Around 113,000 Australians are missing out on the Parenting Payment despite being eligible to receive it, a new study claims.
And while the federal government takes an active approach to matching people up with their lost or unclaimed superannuation, it shows no interest in helping them claim payments they’re entitled to get.
The government is preoccupied with finding people who are receiving assistance to which they do not qualify ... it ignores people who are missing out
The study’s author, David Baker, acting research director at The Australia Institute, said, “The government is preoccupied with finding people who are receiving assistance to which they do not qualify. Consequently, it ignores people who are missing out.”
It’s difficult to assess the number of eligible Australians who are falling through the social security safety net, but Baker estimates that 113,176 families are missing out on the Parenting Payment, paid to single parents and to parents whose partners had low incomes. The payment would be about $206 a week.

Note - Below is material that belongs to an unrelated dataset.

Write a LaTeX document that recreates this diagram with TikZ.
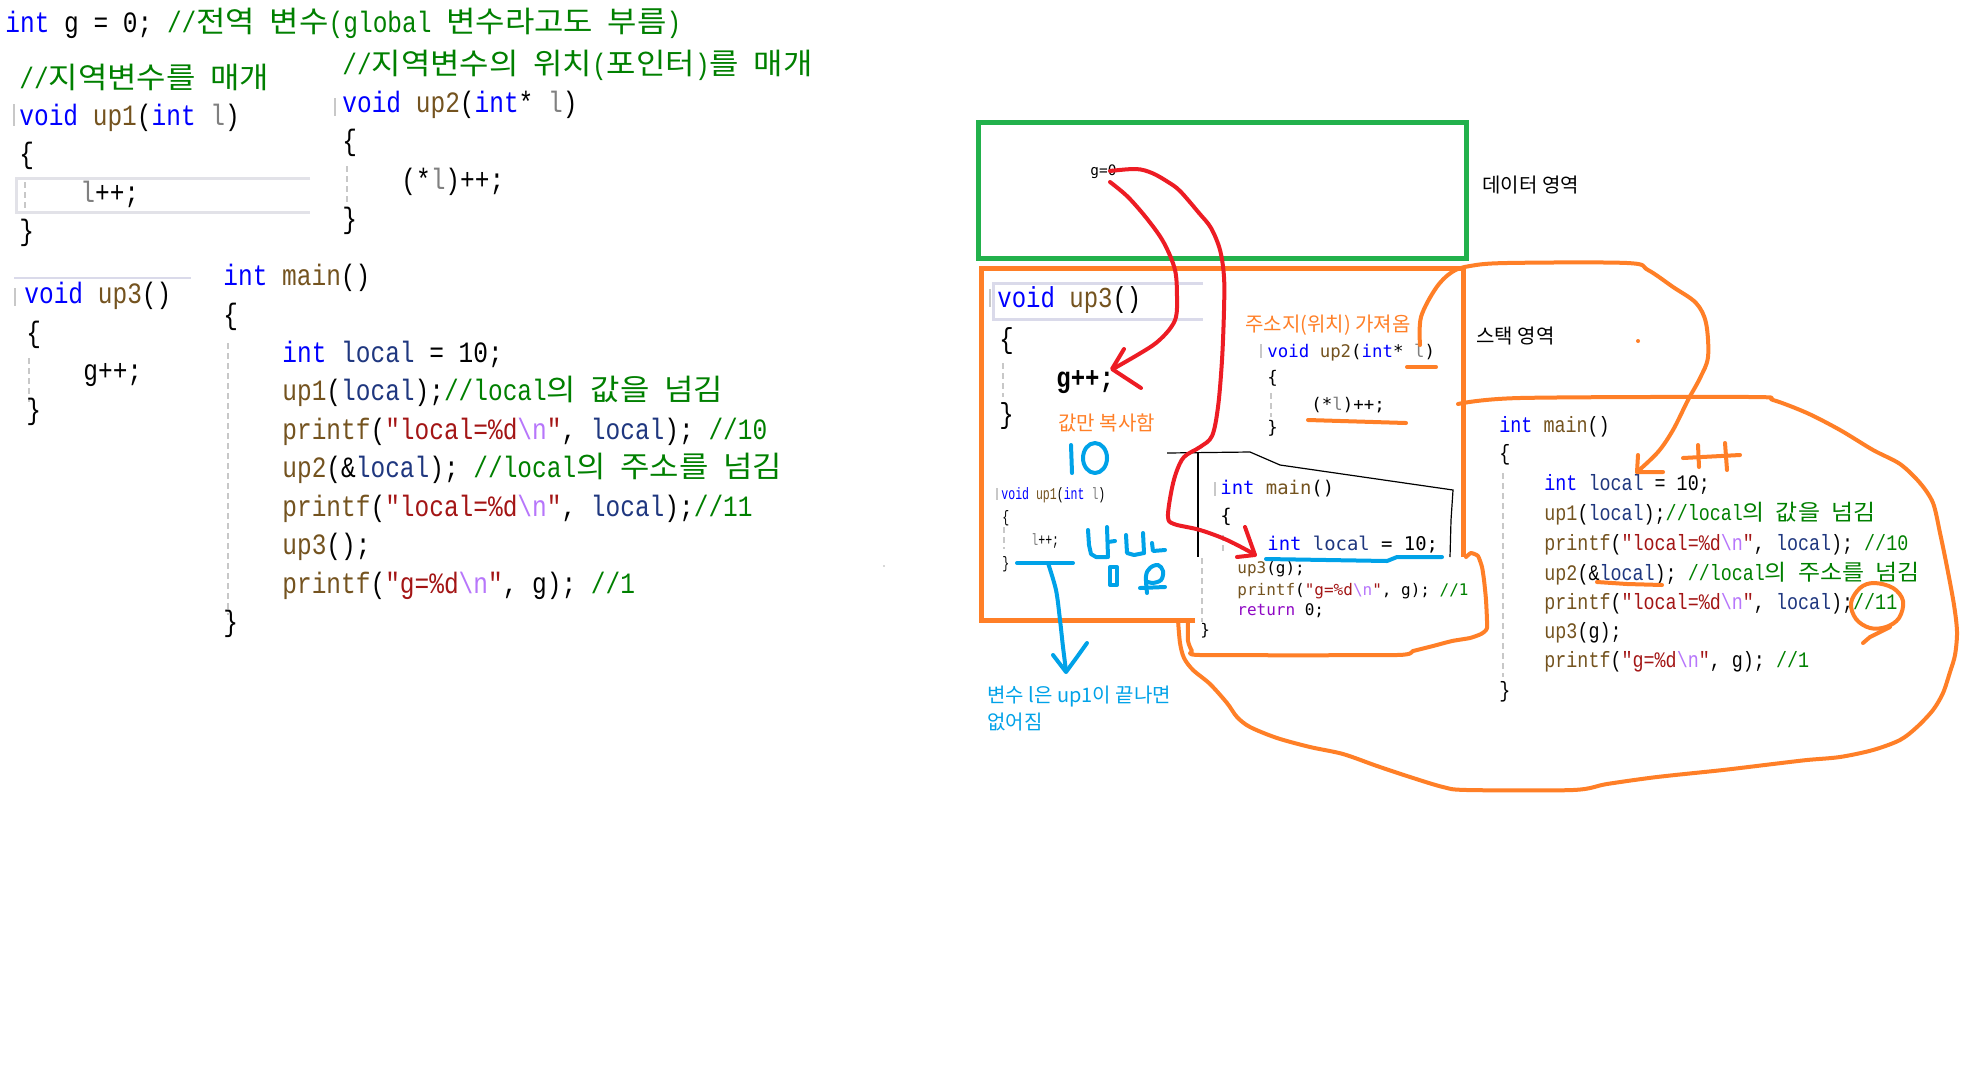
\documentclass[tikz,border=0pt]{standalone}
\usepackage{fontspec}
\setmainfont{Noto Sans CJK KR}
\newfontfamily\fcode[FakeStretch=0.83]{Liberation Mono}
\newfontfamily\fcodeN[FakeStretch=0.7]{Liberation Mono}
\newfontfamily\fdm{DejaVu Sans Mono}
\newfontfamily\fkr{Noto Sans CJK KR}
\newfontfamily\fkrw[FakeStretch=1.083]{Noto Sans CJK KR}
\newcommand\K[1]{{\fkrw #1}}
\definecolor{ckwc}{HTML}{0000FF}
\definecolor{cfunc}{HTML}{74531F}
\definecolor{clocc}{HTML}{1F377F}
\definecolor{cparc}{HTML}{808080}
\definecolor{ccomc}{HTML}{008000}
\definecolor{cstrc}{HTML}{A31515}
\definecolor{cescc}{HTML}{B776FB}
\definecolor{cretc}{HTML}{8F08C4}
\definecolor{pred}{HTML}{ED1C24}
\definecolor{porange}{HTML}{FF7F27}
\definecolor{pblue}{HTML}{00A2E8}
\definecolor{pgreen}{HTML}{22B14C}
\definecolor{guide}{HTML}{C8C8C8}
\definecolor{hlc}{HTML}{E2E2E8}
\definecolor{hlv}{HTML}{DADAEA}
\newcommand\ckw[1]{\textcolor{ckwc}{#1}}
\newcommand\cfun[1]{\textcolor{cfunc}{#1}}
\newcommand\cloc[1]{\textcolor{clocc}{#1}}
\newcommand\cpar[1]{\textcolor{cparc}{#1}}
\newcommand\ccom[1]{\textcolor{ccomc}{#1}}
\newcommand\cstr[1]{\textcolor{cstrc}{#1}}
\newcommand\cesc{\textcolor{cescc}{\textbackslash n}}
\newcommand\cret[1]{\textcolor{cretc}{#1}}
\tikzset{
  lc/.style={anchor=base west, inner sep=0pt, font=\fcode\fontsize{14.75}{16}\selectfont},
  rc/.style={anchor=base west, inner sep=0pt, font=\fcode\fontsize{11.07}{13}\selectfont},
  sc/.style={anchor=base west, inner sep=0pt, font=\fcode\fontsize{14.45}{16}\selectfont},
  uc/.style={anchor=base west, inner sep=0pt, font=\fcodeN\fontsize{8.25}{10}\selectfont},
  mc/.style={anchor=base west, inner sep=0pt, font=\fdm\fontsize{8.7}{10}\selectfont},
  mm/.style={anchor=base west, inner sep=0pt, font=\fdm\fontsize{9.45}{11}\selectfont},
  ml/.style={anchor=base west, inner sep=0pt, font=\fdm\fontsize{8}{10}\selectfont},
  ann/.style={anchor=base west, inner sep=0pt, font=\fkr\fontsize{10}{12}\selectfont},
  guideline/.style={guide, line width=0.75pt, dash pattern=on 3pt off 2pt},
  hand/.style={line width=2pt, line cap=round, line join=round},
  orangepen/.style={hand, porange},
  redpen/.style={hand, pred},
  bluepen/.style={hand, pblue},
}
\begin{document}
\begin{tikzpicture}[x=0.5pt, y=-0.5pt]
\useasboundingbox[fill=white] (0,0) rectangle (1964,1072);

% ---------- left code ----------
\draw[hlc, line width=1.5pt] (310,178) -- (16,178) -- (16,212) -- (310,212);
\draw[hlv, line width=0.75pt] (14,278) -- (191,278);
\draw[guide, line width=0.75pt] (14,104) -- (14,126);
\draw[guide, line width=0.75pt] (335,98) -- (335,116);
\draw[guide, line width=0.75pt] (15,288) -- (15,306);
\draw[guideline] (25,182) -- (25,210);
\draw[guideline] (347,166) -- (347,205);
\draw[guideline] (29,358) -- (29,402);
\draw[guideline] (228,343) -- (228,615);

\node[lc] (l0) at (5,32) {\ckw{int} g = 0; \ccom{//\K{전역} \K{변수}(global \K{변수라고도} \K{부름})}};
\node[lc] (l1) at (19,88) {\ccom{//\K{지역변수를} \K{매개}}};
\node[lc] (l2) at (19,125) {\ckw{void} \cfun{up1}(\ckw{int} \cpar{l})};
\node[lc] (l3) at (19,163) {\{};
\node[lc] (l4) at (80,202) {\cpar{l}++;};
\node[lc] (l5) at (19,240) {\}};

\node[lc] (m0) at (342,74) {\ccom{//\K{지역변수의} \K{위치}(\K{포인터})\K{를} \K{매개}}};
\node[lc] (m1) at (342,112) {\ckw{void} \cfun{up2}(\ckw{int}* \cpar{l})};
\node[lc] (m2) at (342,150) {\{};
\node[lc] (m3) at (401,189) {(*\cpar{l})++;};
\node[lc] (m4) at (342,228) {\}};

\node[lc] (u0) at (24,303) {\ckw{void} \cfun{up3}()};
\node[lc] (u1) at (26,342) {\{};
\node[lc] (u2) at (83,380) {g++;};
\node[lc] (u3) at (26,419) {\}};

\node[lc] (a0) at (223,285) {\ckw{int} \cfun{main}()};
\node[lc] (a1) at (223,324) {\{};
\node[lc] (a2) at (282,362) {\ckw{int} \cloc{local} = 10;};
\node[lc] (a3) at (282,400.5) {\cfun{up1}(\cloc{local});\ccom{//local\K{의} \K{값을} \K{넘김}}};
\node[lc] (a4) at (282,439) {\cfun{printf}(\cstr{"local=\%d}\cesc\cstr{"}, \cloc{local}); \ccom{//10}};
\node[lc] (a5) at (282,477.5) {\cfun{up2}(\&\cloc{local}); \ccom{//local\K{의} \K{주소를} \K{넘김}}};
\node[lc] (a6) at (282,516) {\cfun{printf}(\cstr{"local=\%d}\cesc\cstr{"}, \cloc{local});\ccom{//11}};
\node[lc] (a7) at (282,554.5) {\cfun{up3}();};
\node[lc] (a8) at (282,593) {\cfun{printf}(\cstr{"g=\%d}\cesc\cstr{"}, g); \ccom{//1}};
\node[lc] (a9) at (223,631.5) {\}};

\fill[gray!60] (884,566) circle (0.8);

% ---------- memory boxes ----------
\draw[pgreen, line width=2.5pt] (978,122) rectangle (1466,258);
\draw[porange, line width=2.5pt] (1195,620) -- (981,620) -- (981,268) -- (1463,268) -- (1463,557);

\node[mm, font=\fdm\fontsize{7.2}{9}\selectfont] (g0) at (1090,175) {g=0};
\node[ann] (dat) at (1482,192) {데이터 영역};
\node[ann] (stk) at (1476,343) {스택 영역};

% stack: up3
\draw[hlv, line width=1.5pt] (1203,283) -- (993,283) -- (993,319) -- (1203,319);
\draw[guide, line width=0.75pt] (990,289) -- (990,307);
\draw[guideline] (1003,363) -- (1003,397);
\node[sc] (s0) at (997,307) {\ckw{void} \cfun{up3}()};
\node[sc] (s1) at (999,348) {\{};
\node[sc] (s2) at (1056,387) {\bfseries g++;};
\node[sc] (s3) at (999,423) {\}};

% stack: up1
\node[ann, text=porange] (cp) at (1058,430) {값만 복사함};
\draw[guide, line width=0.75pt] (997,488) -- (997,500);
\draw[guideline] (1004,527) -- (1004,549);
\node[uc] (p0) at (1001,499) {\ckw{void} \cfun{up1}(\ckw{int} \cpar{l})};
\node[uc] (p1) at (1002,522) {\{};
\node[uc] (p2) at (1031,545) {\cpar{l}++;};
\node[uc] (p3) at (1002,568) {\}};

% stack: up2
\node[ann, text=porange] (ad) at (1245,331) {주소지(위치) 가져옴};
\draw[guide, line width=0.75pt] (1261,344) -- (1261,358);
\draw[guideline] (1271,393) -- (1271,417);
\node[mc] (q0) at (1267,357) {\ckw{void} \cfun{up2}(\ckw{int}* \cpar{l})};
\node[mc] (q1) at (1267,383) {\{};
\node[mc] (q2) at (1311,410) {(*\cpar{l})++;};
\node[mc] (q3) at (1267,433) {\}};

% stack: main
\draw[black, line width=0.6pt] (1167,453) -- (1250,452) -- (1280,465) -- (1453,490) -- (1451,520) -- (1450,557);
\draw[black, line width=0.6pt] (1198,453) -- (1198,557);
\draw[guide, line width=0.75pt] (1215,482) -- (1215,496);
\draw[guideline] (1223,535) -- (1223,553);
\draw[guideline] (1202,558) -- (1202,622);
\node[mm] (r0) at (1220,494) {\ckw{int} \cfun{main}()};
\node[mm] (r1) at (1220,522) {\{};
\node[mm] (r2) at (1267,550) {\ckw{int} \cloc{local} = 10;};
\node[ml] (r3) at (1237,573) {\cfun{up3}(g);};
\node[ml] (r4) at (1237,595) {\cfun{printf}(\cstr{"g=\%d}\cesc\cstr{"}, g); \ccom{//1}};
\node[ml] (r5) at (1237,615) {\cret{return} 0;};
\node[ml] (r6) at (1200,635) {\}};

% ---------- right main ----------
\draw[guideline] (1503,473) -- (1503,677);
\node[rc] (w0) at (1499,432) {\ckw{int} \cfun{main}()};
\node[rc] (w1) at (1499,460) {\{};
\node[rc] (w2) at (1544,490) {\ckw{int} \cloc{local} = 10;};
\node[rc] (w3) at (1544,520) {\cfun{up1}(\cloc{local});\ccom{//local\K{의} \K{값을} \K{넘김}}};
\node[rc] (w4) at (1544,550) {\cfun{printf}(\cstr{"local=\%d}\cesc\cstr{"}, \cloc{local}); \ccom{//10}};
\node[rc] (w5) at (1544,580) {\cfun{up2}(\&\cloc{local}); \ccom{//local\K{의} \K{주소를} \K{넘김}}};
\node[rc] (w6) at (1544,609) {\cfun{printf}(\cstr{"local=\%d}\cesc\cstr{"}, \cloc{local});\ccom{//11}};
\node[rc] (w7) at (1544,638) {\cfun{up3}(g);};
\node[rc] (w8) at (1544,667) {\cfun{printf}(\cstr{"g=\%d}\cesc\cstr{"}, g); \ccom{//1}};
\node[rc] (w9) at (1499,697) {\}};

% ---------- blue annotations ----------
\node[ann, text=pblue] (bt1) at (987,702) {변수 l은 up1이 끝나면};
\node[ann, text=pblue] (bt2) at (987,729) {없어짐};
\draw[bluepen] (1071,445) -- (1072,473);
\draw[bluepen] (1095,458) ellipse (12 and 15);
\draw[bluepen] (1017,563) -- (1073,563);
\draw[bluepen] plot[smooth, tension=0.5] coordinates {(1048,563) (1056,590) (1060,620) (1063,647) (1066,671)};
\draw[bluepen] (1053,655) -- (1066,672) -- (1077,657) -- (1087,643);
% scribble
\draw[bluepen] (1088,530) -- (1089,545) -- (1091,554) -- (1096,557) -- (1107,557);
\draw[bluepen] (1107,527) -- (1108,557);
\draw[bluepen] (1108,542) -- (1115,541);
\draw[bluepen] (1126,535) -- (1127,553) -- (1134,555) -- (1144,553);
\draw[bluepen] (1143,533) -- (1144,553);
\draw[bluepen] (1152,543) -- (1153,551) -- (1165,550);
\draw[bluepen] (1110,567) rectangle (1117,585);
\draw[bluepen] plot[smooth, tension=0.6] coordinates {(1147,593) (1146,576) (1150,568) (1158,565) (1163,571) (1161,580) (1152,583) (1146,581)};
\draw[bluepen] (1140,588) -- (1165,587);
\draw[bluepen] (1266,559) -- (1387,561) -- (1397,557) -- (1442,557);

% ---------- red arrows ----------
\draw[redpen] plot[smooth, tension=0.55] coordinates {(1110,182) (1128,197) (1148,220) (1164,243) (1175,270) (1177,297) (1176,317) (1169,330) (1156,343) (1139,354) (1113,369)};
\draw[redpen] (1124,349) -- (1112,369) -- (1141,388);
\draw[redpen] plot[smooth, tension=0.55] coordinates {(1110,171) (1136,169) (1152,173) (1168,182) (1180,191) (1199,213) (1211,228) (1220,250) (1224,277) (1224,310) (1222,360) (1218,407) (1212,436) (1200,447) (1184,457) (1176,473) (1171,493) (1168,517) (1174,524) (1200,530) (1227,540) (1254,554)};
\draw[redpen] (1245,527) -- (1255,555) -- (1237,557);

% ---------- orange annotations ----------
\draw[orangepen] (1407,367) -- (1436,367);
\draw[orangepen] (1308,420) -- (1406,423);
\draw[orangepen] plot[smooth, tension=0.55] coordinates {(1420,345) (1421,317) (1436,288) (1452,272) (1470,266) (1507,263) (1627,263) (1648,270) (1673,287) (1696,303) (1706,323) (1708,357) (1700,378) (1688,400) (1673,430) (1658,452) (1637,472)};
\draw[orangepen] (1638,455) -- (1637,472) -- (1663,472);
\fill[porange] (1638,341) circle (2);
\draw[orangepen] (1683,458) -- (1740,455);
\draw[orangepen] (1698,445) -- (1699,467);
\draw[orangepen] (1725,443) -- (1727,470);
\draw[orangepen] (1597,582) -- (1627,584) -- (1662,585);
\draw[orangepen] plot[smooth cycle, tension=0.6] coordinates {(1851,603) (1860,588) (1874,583) (1893,588) (1903,601) (1899,618) (1886,627) (1870,628) (1856,619)};
\draw[orangepen] (1890,627) -- (1870,637) -- (1863,643);
\draw[orangepen] plot[smooth, tension=0.5] coordinates {(1458,404) (1520,398) (1750,397) (1773,400) (1807,413) (1840,430) (1873,450) (1900,464) (1920,483) (1933,503) (1940,533) (1947,567) (1954,605) (1957,632) (1955,655) (1950,672) (1943,693) (1933,710) (1917,727) (1900,740) (1873,750) (1840,757) (1807,760) (1773,764) (1723,770) (1657,777) (1607,784) (1573,790) (1467,790) (1443,787) (1410,777) (1377,766) (1343,754) (1310,747) (1277,738) (1250,727) (1237,717) (1227,703) (1210,684) (1193,670) (1184,658) (1180,643) (1178,620)};
\draw[orangepen] plot[smooth, tension=0.3] coordinates {(1466,557) (1471,553) (1478,556) (1482,567) (1484,580) (1486,600) (1487,628) (1481,634) (1470,638) (1452,641) (1433,646) (1413,651) (1397,655) (1200,655) (1192,651) (1188,641) (1188,620)};
\end{tikzpicture}
\end{document}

Baker said the program the government uses to identify welfare cheats could be adapted to find the people who were missing out on payments. The program cross-checks income and personal details held by government agencies. He believes there are many more families missing out on payments than those who are prosecuted for fraud.
The Minister for Human Services, Kim Carr, said the data-matching program was designed to protect public revenue, and that using it to locate families missing out on benefits would require “the department to maintain a national database of all Australians, as well as recording and updating their financial, personal and social circumstances”.
But Baker said the Australian Tax Office already holds relevant data that could be matched with Centrelink customers to see which families were missing out.
Senator Carr said information was available at www.humanservices.gov.au about the different types of payments and services available. As well, the department had a network of social workers, indigenous, multicultural and prison liaison officers to support families.